Further support came from the strengthening of the Brazilian currency, reaching a 3-week high against the greenback. A strong real usually discourages export sales from Brazil’s coffee producers.

While we await Cecafé’s year-end statistics on Brazilian exports, due to arrive in a few days, let us turn to Vietnam, where exports generated an unprecedented turnover of $8.3 billion in 2025, marking a 55.5% increase in value compared to a mere 1.8% rise in volume.

According to data released by the Ministry of Agriculture and Environment (MAE), the average export price was $5,792, which is 41% higher than the 2024 average.

Europe remains the largest export market for Vietnamese coffee, with 710,000 tonnes exported in 2025, worth 4 billion. The 27 EU member states alone account for 40% of exports by volume and roughly the same proportion by value.

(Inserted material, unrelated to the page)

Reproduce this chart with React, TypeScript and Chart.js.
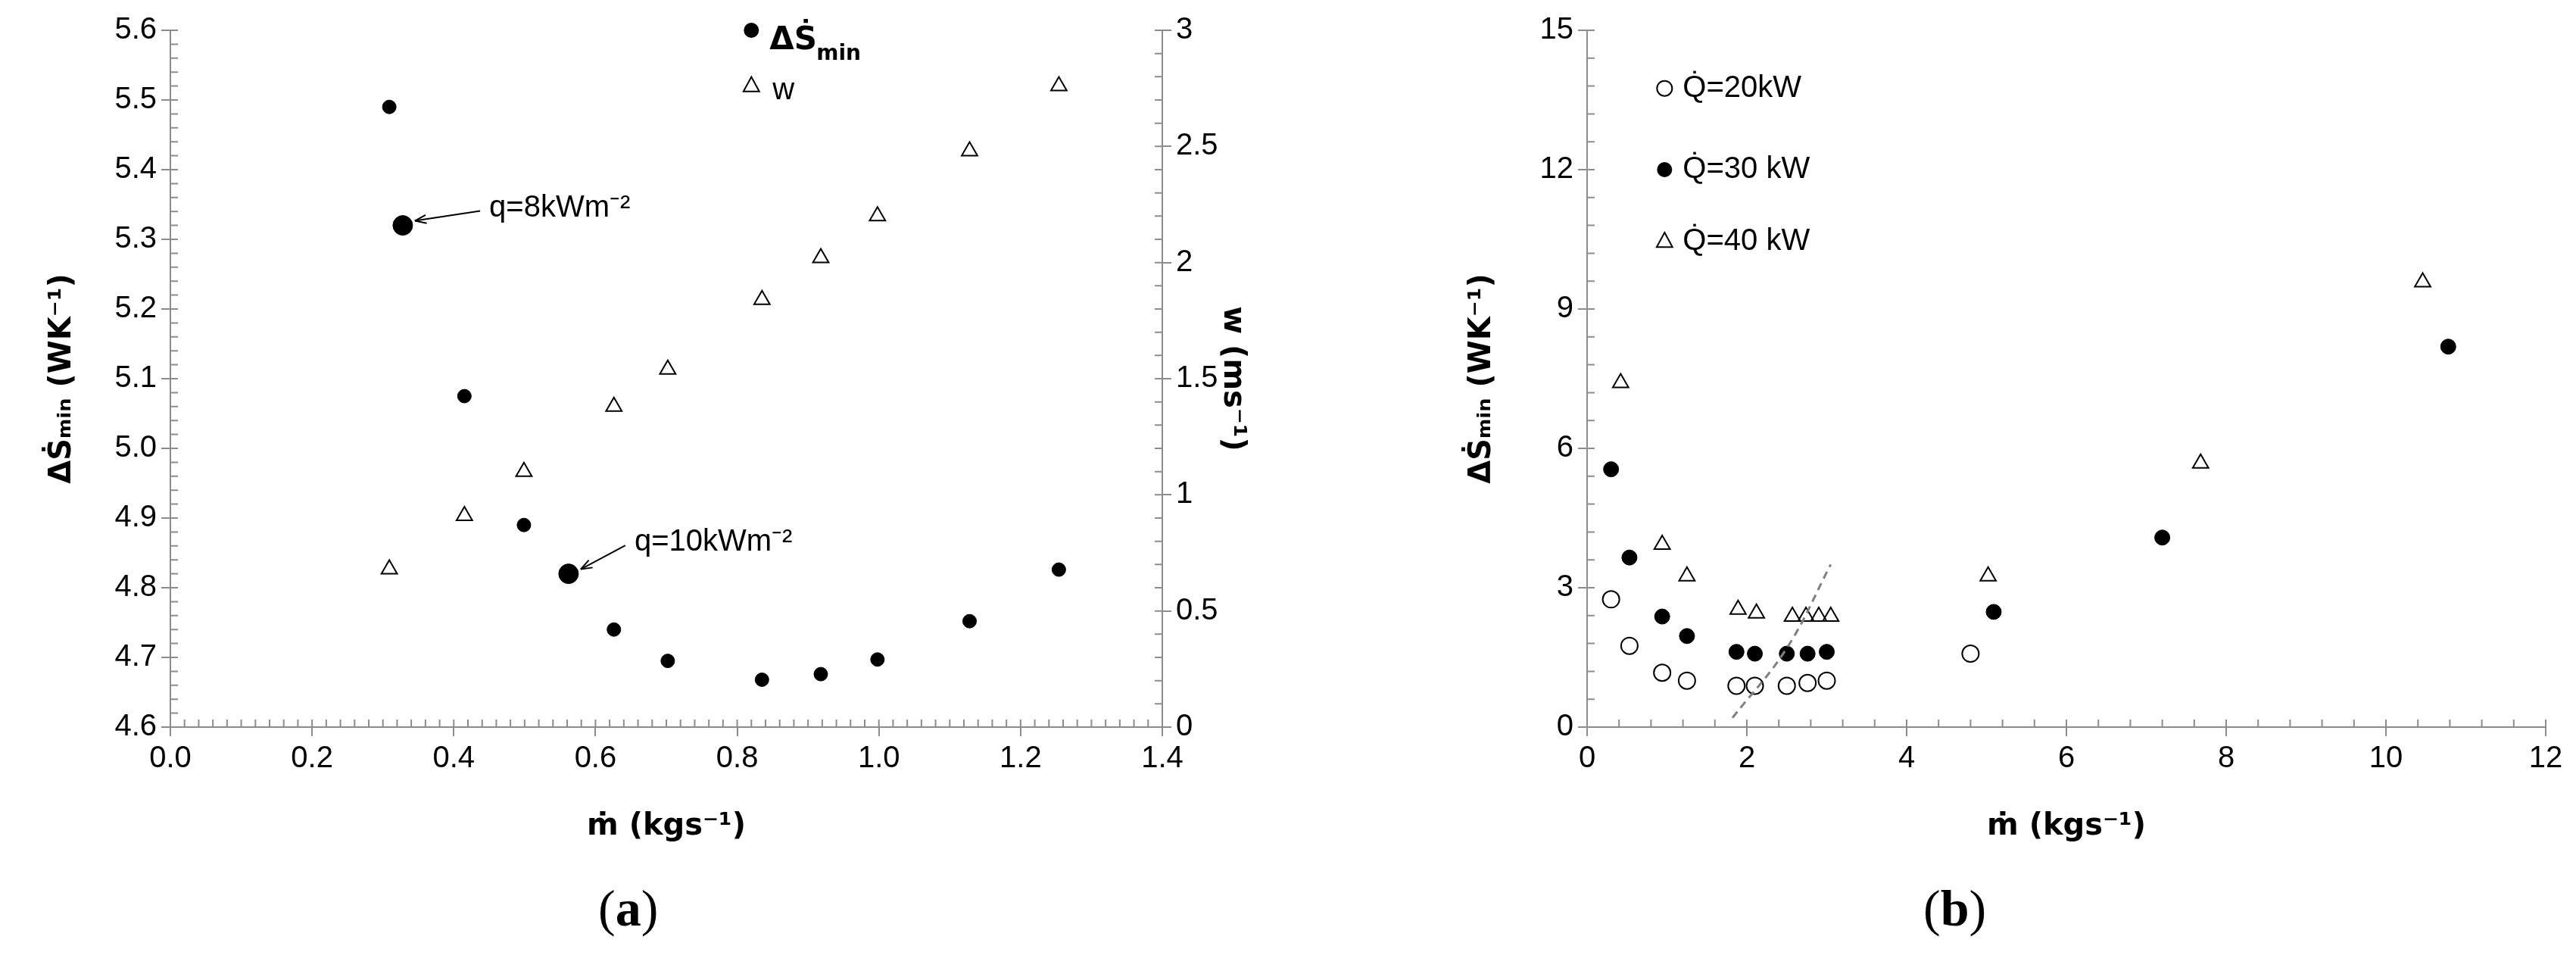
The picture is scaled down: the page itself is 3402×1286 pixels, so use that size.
import React, { useEffect, useRef } from "react";
import { Chart, registerables } from "chart.js";
Chart.register(...registerables);

// ---- panel (a) data ----
const aMassFlow = [0.309, 0.415, 0.499, 0.626, 0.702, 0.835, 0.918, 0.998, 1.128, 1.254];
const aEntropy = [5.49, 5.075, 4.89, 4.74, 4.695, 4.668, 4.676, 4.697, 4.752, 4.826];
const aVelocity = [0.68, 0.91, 1.1, 1.38, 1.54, 1.84, 2.02, 2.2, 2.48, 2.76];
const aHighlightX = [0.328, 0.562];
const aHighlightY = [5.32, 4.82];
const aHighlightLabels = ["q=8kWm⁻²", "q=10kWm⁻²"];

// ---- panel (b) data ----
const bQ20x = [0.3, 0.53, 0.94, 1.25, 1.87, 2.1, 2.5, 2.76, 3.0, 4.8];
const bQ20y = [2.75, 1.75, 1.17, 1.0, 0.89, 0.89, 0.89, 0.95, 1.0, 1.58];
const bQ30x = [0.3, 0.53, 0.94, 1.25, 1.87, 2.1, 2.5, 2.76, 3.0, 5.09, 7.2, 10.78];
const bQ30y = [5.55, 3.65, 2.38, 1.96, 1.62, 1.58, 1.58, 1.58, 1.62, 2.48, 4.08, 8.19];
const bQ40x = [0.42, 0.94, 1.25, 1.89, 2.12, 2.57, 2.74, 2.9, 3.05, 5.02, 7.68, 10.46];
const bQ40y = [7.41, 3.93, 3.25, 2.53, 2.45, 2.38, 2.38, 2.38, 2.38, 3.25, 5.68, 9.58];
const bTrendX = [1.82, 2.5, 3.05];
const bTrendY = [0.2, 1.7, 3.5];
const bLegend = ["Q̇=20kW", "Q̇=30 kW", "Q̇=40 kW"];

const TICK_FONT = "'Liberation Sans Narrow', 'Liberation Sans', sans-serif";
const GREY = "#8c8c8c";
const TICK_SIZE = 40;
const TITLE_FONT = { family: "'DejaVu Sans', sans-serif", size: 40, weight: "bold" };

function xy(xs: number[], ys: number[]) {
  return xs.map((x, i) => ({ x, y: ys[i] }));
}

function minorTicks(chart: any, axisId: string, step: number, len: number) {
  const s = chart.scales[axisId];
  const ctx = chart.ctx;
  const a = chart.chartArea;
  ctx.save();
  ctx.strokeStyle = GREY;
  ctx.lineWidth = 2;
  ctx.beginPath();
  for (let v = s.min; v <= s.max + 1e-9; v += step) {
    const p = s.getPixelForValue(v);
    if (s.isHorizontal()) {
      ctx.moveTo(p, a.bottom);
      ctx.lineTo(p, a.bottom - len);
    } else if (s.position === "left") {
      ctx.moveTo(a.left, p);
      ctx.lineTo(a.left + len, p);
    } else {
      ctx.moveTo(a.right, p);
      ctx.lineTo(a.right - len, p);
    }
  }
  ctx.stroke();
  ctx.restore();
}

function drawMarker(ctx: any, type: string, x: number, y: number, r: number) {
  ctx.save();
  ctx.lineWidth = 2;
  ctx.strokeStyle = "#000";
  ctx.fillStyle = "#000";
  ctx.beginPath();
  if (type === "dot") {
    ctx.arc(x, y, r, 0, Math.PI * 2);
    ctx.fill();
  } else if (type === "circle") {
    ctx.arc(x, y, r, 0, Math.PI * 2);
    ctx.stroke();
  } else {
    ctx.moveTo(x, y - r);
    ctx.lineTo(x + r * 0.87, y + r * 0.6);
    ctx.lineTo(x - r * 0.87, y + r * 0.6);
    ctx.closePath();
    ctx.stroke();
  }
  ctx.restore();
}

function baseScale(min: number, max: number, step: number, fmt: (v: number) => string, pos: string) {
  return {
    type: "linear",
    position: pos,
    min,
    max,
    border: { color: GREY, width: 2 },
    grid: { drawOnChartArea: false, color: GREY, lineWidth: 2, tickLength: 12 },
    ticks: { stepSize: step, color: "#000", font: { family: TICK_FONT, size: TICK_SIZE }, callback: (v: any) => fmt(Number(v)), padding: 6 },
  };
}

function PanelA() {
  const ref = useRef<HTMLCanvasElement>(null);
  useEffect(() => {
    const plugin = {
      id: "extrasA",
      afterDraw(chart: any) {
        minorTicks(chart, "x", 0.02, 10);
        minorTicks(chart, "y", 0.02, 10);
        minorTicks(chart, "y1", 0.1, 10);
        const ctx = chart.ctx;
        const x = chart.scales.x, y = chart.scales.y, y1 = chart.scales.y1;
        const lx = x.getPixelForValue(0.82);
        drawMarker(ctx, "dot", lx, y.getPixelForValue(5.6), 10);
        drawMarker(ctx, "tri", lx, y1.getPixelForValue(2.76), 12);
        ctx.save();
        ctx.fillStyle = "#000";
        ctx.textBaseline = "middle";
        ctx.font = "bold 42px 'DejaVu Sans', sans-serif";
        ctx.fillText("ΔṠ", lx + 24, y.getPixelForValue(5.585));
        ctx.font = "bold 28px 'DejaVu Sans', sans-serif";
        ctx.fillText("min", lx + 86, y.getPixelForValue(5.565));
        ctx.font = TICK_SIZE + "px " + TICK_FONT;
        ctx.fillText("w", lx + 28, y1.getPixelForValue(2.74));
        const tx = [0.45, 0.655], ty = [5.345, 4.865];
        for (let i = 0; i < 2; i++) {
          const px = x.getPixelForValue(tx[i]), py = y.getPixelForValue(ty[i]);
          ctx.font = TICK_SIZE + "px " + TICK_FONT;
          ctx.fillText(aHighlightLabels[i], px, py);
          const ex = x.getPixelForValue(aHighlightX[i]) + 16, ey = y.getPixelForValue(aHighlightY[i]) - 6;
          const sx = px - 12, sy = py + 4;
          ctx.strokeStyle = "#000";
          ctx.lineWidth = 2;
          ctx.beginPath();
          ctx.moveTo(sx, sy);
          ctx.lineTo(ex, ey);
          ctx.stroke();
          const ang = Math.atan2(ey - sy, ex - sx);
          ctx.beginPath();
          ctx.moveTo(ex, ey);
          ctx.lineTo(ex - 16 * Math.cos(ang - 0.35), ey - 16 * Math.sin(ang - 0.35));
          ctx.moveTo(ex, ey);
          ctx.lineTo(ex - 16 * Math.cos(ang + 0.35), ey - 16 * Math.sin(ang + 0.35));
          ctx.stroke();
        }
        ctx.restore();
      },
    };
    const chart = new Chart(ref.current!, {
      type: "scatter",
      data: {
        datasets: [
          { data: xy(aMassFlow, aEntropy), yAxisID: "y", pointStyle: "circle", pointRadius: 9, backgroundColor: "#000", borderColor: "#000" },
          { data: xy(aHighlightX, aHighlightY), yAxisID: "y", pointStyle: "circle", pointRadius: 13, backgroundColor: "#000", borderColor: "#000" },
          { data: xy(aMassFlow, aVelocity), yAxisID: "y1", pointStyle: "triangle", pointRadius: 12, backgroundColor: "rgba(0,0,0,0)", borderColor: "#000", borderWidth: 2 },
        ],
      } as any,
      options: {
        animation: false,
        responsive: false,
        layout: { padding: { top: 40, left: 55, right: 45, bottom: 0 } },
        plugins: { legend: { display: false }, tooltip: { enabled: false } },
        scales: {
          x: {
            ...baseScale(0, 1.4, 0.2, (v) => v.toFixed(1), "bottom"),
            title: { display: true, text: "ṁ (kgs⁻¹)", color: "#000", font: TITLE_FONT, padding: { top: 18 } },
            afterFit: (s: any) => { s.height = 160; },
          },
          y: {
            ...baseScale(4.6, 5.6, 0.1, (v) => v.toFixed(1), "left"),
            title: { display: true, text: "ΔṠₘᵢₙ (WK⁻¹)", color: "#000", font: TITLE_FONT },
            afterFit: (s: any) => { s.width = 170; },
          },
          y1: {
            ...baseScale(0, 3, 0.5, (v) => String(v), "right"),
            title: { display: true, text: "w (ms⁻¹)", color: "#000", font: TITLE_FONT },
            afterFit: (s: any) => { s.width = 120; },
          },
        } as any,
      },
      plugins: [plugin],
    });
    return () => chart.destroy();
  }, []);
  return <canvas ref={ref} width={1700} height={1120} style={{ position: "absolute", left: 0, top: 0, width: 1700, height: 1120 }} />;
}

function PanelB() {
  const ref = useRef<HTMLCanvasElement>(null);
  useEffect(() => {
    const plugin = {
      id: "extrasB",
      afterDraw(chart: any) {
        minorTicks(chart, "x", 0.4, 10);
        minorTicks(chart, "y", 0.6, 10);
        const ctx = chart.ctx;
        const x = chart.scales.x, y = chart.scales.y;
        const lx = x.getPixelForValue(0.97);
        const ly = [13.75, 12.0, 10.45];
        const types = ["circle", "dot", "tri"];
        ctx.save();
        ctx.fillStyle = "#000";
        ctx.textBaseline = "middle";
        ctx.font = TICK_SIZE + "px " + TICK_FONT;
        for (let i = 0; i < 3; i++) {
          const py = y.getPixelForValue(ly[i]);
          drawMarker(ctx, types[i], lx, py, types[i] === "tri" ? 12 : 10);
          ctx.fillText(bLegend[i], lx + 24, py);
        }
        ctx.restore();
      },
    };
    const chart = new Chart(ref.current!, {
      type: "scatter",
      data: {
        datasets: [
          { data: xy(bTrendX, bTrendY), showLine: true, tension: 0.4, borderColor: "#808080", borderWidth: 3, borderDash: [10, 7], pointRadius: 0 },
          { data: xy(bQ20x, bQ20y), pointStyle: "circle", pointRadius: 11, backgroundColor: "rgba(0,0,0,0)", borderColor: "#000", borderWidth: 2 },
          { data: xy(bQ30x, bQ30y), pointStyle: "circle", pointRadius: 10, backgroundColor: "#000", borderColor: "#000" },
          { data: xy(bQ40x, bQ40y), pointStyle: "triangle", pointRadius: 12, backgroundColor: "rgba(0,0,0,0)", borderColor: "#000", borderWidth: 2 },
        ],
      } as any,
      options: {
        animation: false,
        responsive: false,
        layout: { padding: { top: 40, left: 130, right: 40, bottom: 0 } },
        plugins: { legend: { display: false }, tooltip: { enabled: false } },
        scales: {
          x: {
            ...baseScale(0, 12, 2, (v) => String(v), "bottom"),
            title: { display: true, text: "ṁ (kgs⁻¹)", color: "#000", font: TITLE_FONT, padding: { top: 18 } },
            afterFit: (s: any) => { s.height = 160; },
          },
          y: {
            ...baseScale(0, 15, 3, (v) => String(v), "left"),
            title: { display: true, text: "ΔṠₘᵢₙ (WK⁻¹)", color: "#000", font: TITLE_FONT },
            afterFit: (s: any) => { s.width = 166; },
          },
        } as any,
      },
      plugins: [plugin],
    });
    return () => chart.destroy();
  }, []);
  return <canvas ref={ref} width={1602} height={1120} style={{ position: "absolute", left: 1800, top: 0, width: 1602, height: 1120 }} />;
}

export default function App() {
  const cap: React.CSSProperties = { position: "absolute", top: 1160, fontFamily: "'Liberation Serif', serif", fontSize: 68, color: "#000" };
  return (
    <div style={{ position: "fixed", left: 0, top: 0, width: 3402, height: 1286, background: "#fff", overflow: "hidden" }}>
      <PanelA />
      <PanelB />
      <div style={{ ...cap, left: 790 }}>(<b>a</b>)</div>
      <div style={{ ...cap, left: 2540 }}>(<b>b</b>)</div>
    </div>
  );
}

Nestlé is currently the largest buyer of Vietnamese coffee, purchasing 20-25% of Vietnam’s production. The Swiss multinational operates the largest coffee processing plant in Southeast Asia in Vietnam’s Dong Nai province, with advanced equipment for the production of both spray-dried and freeze-dried instant coffee.

According to the Vietnam Coffee and Cocoa Association (VICOFA), Vietnam currently exports its coffee to over 80 countries and holds a 20% share of the global market, placing it second only to Brazil.

In the 2025/26 harvest year, VICOFA expects export volumes to grow by a further 10%, thanks to an increase in production made possible by favourable weather conditions and renewed plantations.